Un point de PIB, parce que vous ignorez la diversité et l’utilité des services non marchands et le logiciel nouveau pour relever les défis sociaux et climatiques de notre siècle.

Un point de PIB, contre les préconisations du Groupe d’experts intergouvernemental sur l’évolution du climat (Giec), arraché à la Terre, alors que la France dépasse déjà six des neuf limites planétaires et que s’aggravent les inégalités de patrimoines inconciliables avec la bifurcation écologique.

Un point de PIB, parce que vous êtes prisonniers d’un logiciel productiviste, incapables d’imaginer une prospérité sans croissance, où serait possible, et même nécessaire, une réduction du temps de travail.

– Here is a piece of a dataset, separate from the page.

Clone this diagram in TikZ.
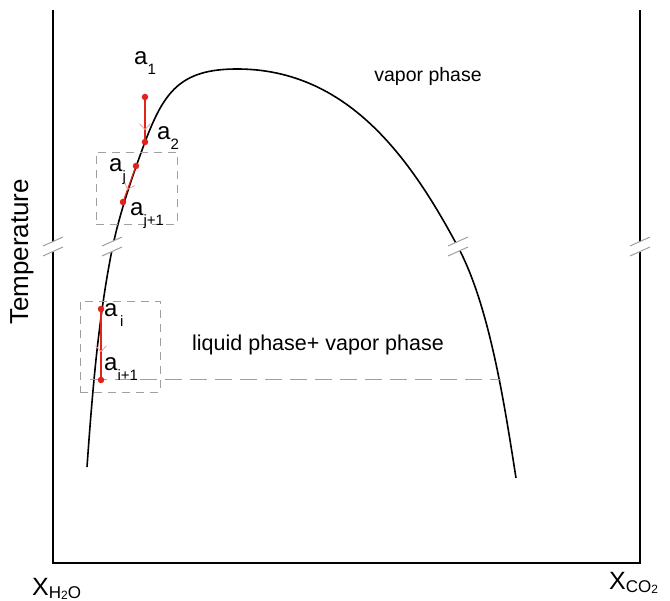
\documentclass[tikz,border=0pt]{standalone}
\usepackage{fontspec}
\setmainfont{Liberation Sans}
\usetikzlibrary{arrows.meta,decorations.markings}
\definecolor{myred}{HTML}{E2231A}
\definecolor{mygray}{HTML}{A0A0A0}
\newcommand\lblsub[2]{#1\raisebox{-0.4em}{\fontsize{15}{15}\selectfont #2}}
\tikzset{
  axisline/.style={line width=2.6pt, line join=miter},
  curveline/.style={line width=1.6pt},
  dbox/.style={draw=mygray, line width=0.9pt, dash pattern=on 8pt off 6pt},
  dline/.style={draw=mygray, line width=1pt, dash pattern=on 17pt off 8pt},
  rdot/.style={circle, fill=myred, inner sep=0pt, minimum size=6.5pt},
  redseg/.style={draw=myred, line width=1.2pt,
    decoration={markings, mark=at position #1 with {\arrow[myred!45, line width=0.8pt]{Straight Barb[length=6pt,width=11pt]}}},
    postaction={decorate}},
  lbl/.style={font=\fontsize{24}{24}\selectfont, inner sep=0pt},
  phase/.style={font=\fontsize{19.5}{19.5}\selectfont, inner sep=0pt},
  pics/brk/.style={code={
    \fill[white] (-10,0.5) -- (10,-8.5) -- (10,1.5) -- (-10,10.5) -- cycle;
    \draw[mygray, line width=1pt] (-10,0) -- (10,-9);
    \draw[mygray, line width=1pt] (-10,10) -- (10,1);
  }}
}
\begin{document}
\begin{tikzpicture}[x=1pt,y=-1pt]
\useasboundingbox (0,0) rectangle (670,601);
% axes
\coordinate (tl) at (53,10);
\coordinate (bl) at (53,563);
\coordinate (br) at (640,563);
\coordinate (tr) at (640,10);
\draw[axisline] (tl) -- (bl) -- (br) -- (tr);
% curve
\coordinate (c0) at (87,467);
\coordinate (c1) at (112,250);
\coordinate (c2) at (145,142);
\coordinate (peak) at (237,69);
\coordinate (c4) at (458,247);
\coordinate (c5) at (516,478);
\draw[curveline] (c0) .. controls (92,397) and (98,320) .. (c1)
  .. controls (119,215) and (132,177) .. (c2)
  .. controls (164,92) and (180,69) .. (peak)
  .. controls (347,69) and (410,157) .. (c4)
  .. controls (490,307) and (505,408) .. (c5);
% breaks
\pic at (53,246) {brk};
\pic at (640,246) {brk};
\pic at (112,246) {brk};
\pic at (458,246) {brk};
% dashed boxes
\node[dbox, minimum width=81pt, minimum height=72pt, inner sep=0pt] (boxj) at (136.5,188) {};
\node[dbox, minimum width=80pt, minimum height=91pt, inner sep=0pt] (boxi) at (120,346.5) {};
% dashed horizontal line
\coordinate (hl) at (90,380);
\coordinate (hr) at (501,380);
\draw[dline] (hl) -- (hr);
% points
\node[rdot] (a1) at (145,97) {};
\node[rdot] (a2) at (145,142) {};
\node[rdot] (aj) at (136,166) {};
\node[rdot] (aj1) at (123,202) {};
\node[rdot] (ai) at (101,309) {};
\node[rdot] (ai1) at (101,380) {};
\draw[redseg=0.78] (a1) -- (a2);
\draw[redseg=0.7] (aj) -- (aj1);
\draw[redseg=0.62] (ai) -- (ai1);
% labels
\node[lbl, anchor=base west] (la1) at (134,65) {\lblsub{a}{1}};
\node[lbl, anchor=base west] (la2) at (157,140) {\lblsub{a}{2}};
\node[lbl, anchor=base west] (laj) at (109,172) {\lblsub{a}{j}};
\node[lbl, anchor=base west] (laj1) at (130,216) {\lblsub{a}{j+1}};
\node[lbl, anchor=base west] (lai) at (104,317) {\lblsub{a}{\,i}};
\node[lbl, anchor=base west] (lai1) at (104,371) {\lblsub{a}{i+1}};
% phase labels
\node[phase] (vap) at (428,76) {vapor phase};
\node[phase, font=\fontsize{21.5}{21.5}\selectfont] (liq) at (318,345) {liquid phase+ vapor phase};
\node[font=\fontsize{26}{26}\selectfont, rotate=90, inner sep=0pt] (temp) at (22,252) {Temperature};
% axis labels
\node[anchor=base west, inner sep=0pt] (xh) at (32,595)
  {\fontsize{25}{25}\selectfont X\raisebox{-3pt}{\fontsize{17}{17}\selectfont H\raisebox{-1pt}{\fontsize{12}{12}\selectfont 2}O}};
\node[anchor=base west, inner sep=0pt] (xc) at (609,590)
  {\fontsize{25}{25}\selectfont X\raisebox{-3pt}{\fontsize{17}{17}\selectfont CO\raisebox{-1pt}{\fontsize{12}{12}\selectfont 2}}};
\end{tikzpicture}
\end{document}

Un point de PIB, enfin, en bafouant les corps intermédiaires, acteurs représentatifs de la démocratie sociale moderne, en brutalisant le Parlement, en ignorant le refus radical de cette réforme par le peuple français, en l’imposant comme si ce n’était qu’un mauvais moment à passer.

Vous vous trompez ! Votre refus de la solution de cette impasse, à savoir le recours au référendum, est un nouvel aveu de faiblesse. Retirez votre projet ou soumettez-le au référendum, car vous n’avez pas de mandat du peuple français pour cette réforme.

Le groupe Écologiste – Solidarité et Territoires votera contre ce texte, bien entendu, et il vous appelle, messieurs les ministres, à faire preuve de responsabilité et à retirer votre réforme.